Tereska zapoznała nas z książką „Zapomniane niedziele” Valerie Perrin. Główna bohaterka, Justine po śmierci rodziców mieszka z dziadkami i pracuje jako opiekunka w domu spokojnej starości, tam nawiązuje bardzo bliską relacje z jedną z pensjonariuszek. Kobiety opowiadają sobie różne historie ze swojego życia. To opowieść o bliznach, którymi znaczy nas miłość, i o tym, jak przeszłość kształtuje naszą teraźniejszość.
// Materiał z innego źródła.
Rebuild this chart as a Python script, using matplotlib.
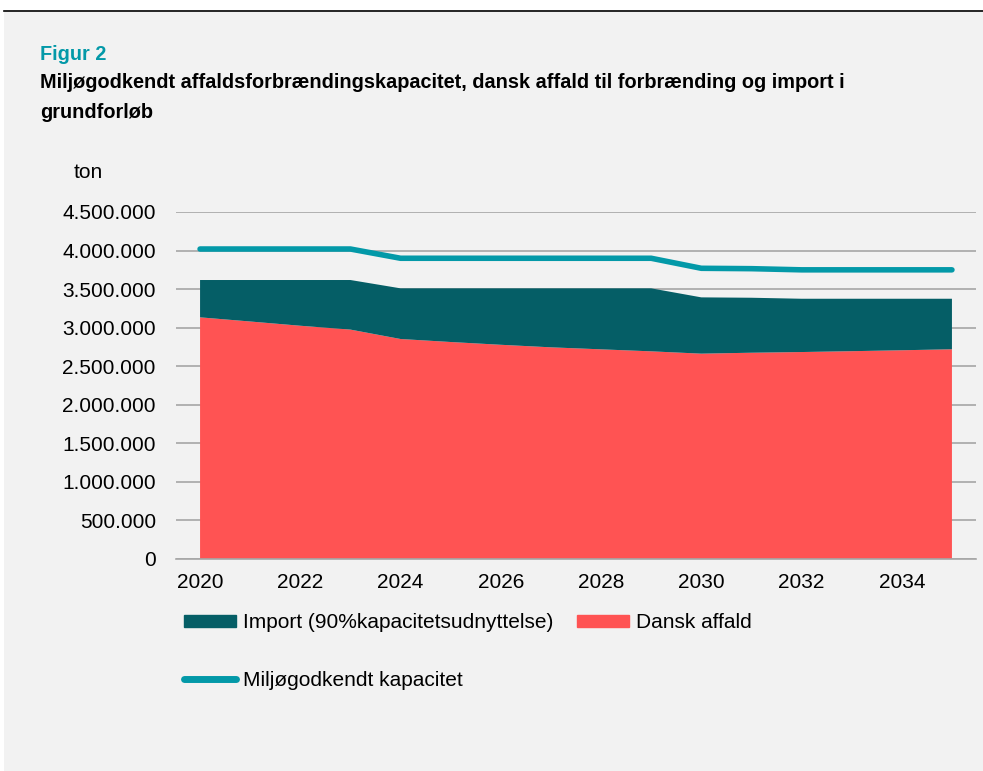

Kasia mówiła o książce „Izrael bez cenzury. O tradycji, feminizmie i seksie” Esther Fuerster-Ashkenazi. Współczesna Żydówka opowiada o Izraelu. Z jej punktu widzenia zobaczymy Izrael i dowiemy jak w praktyce wyglądają przygotowania do święta Pesach i co z tym wspólnego ma chamec, a także co w Izraelu oznacza sformułowanie „matka Polka”. Autorka, posiłkując się kalendarzem żydowskim, szczerze opowiada o codzienności, zwyczajach i tradycjach jej narodu.
Bożenka mówiła o książce z wydawnictwa Czarne „Rzeki, których nie ma” Macieja Roberta. Autor opisuje różne rzeki może to być rzeka pojawiająca się jedynie w historycznych opisach, ale również zamieniona w ściek, wciśnięta w kanał, zasypana piachem, zabetonowana lub zanieczyszczona tak bardzo, że trudno rozpoznać w niej rzekę. Rzeki znikają tak szybko, że niosą ze sobą widmo nieuniknionej katastrofy.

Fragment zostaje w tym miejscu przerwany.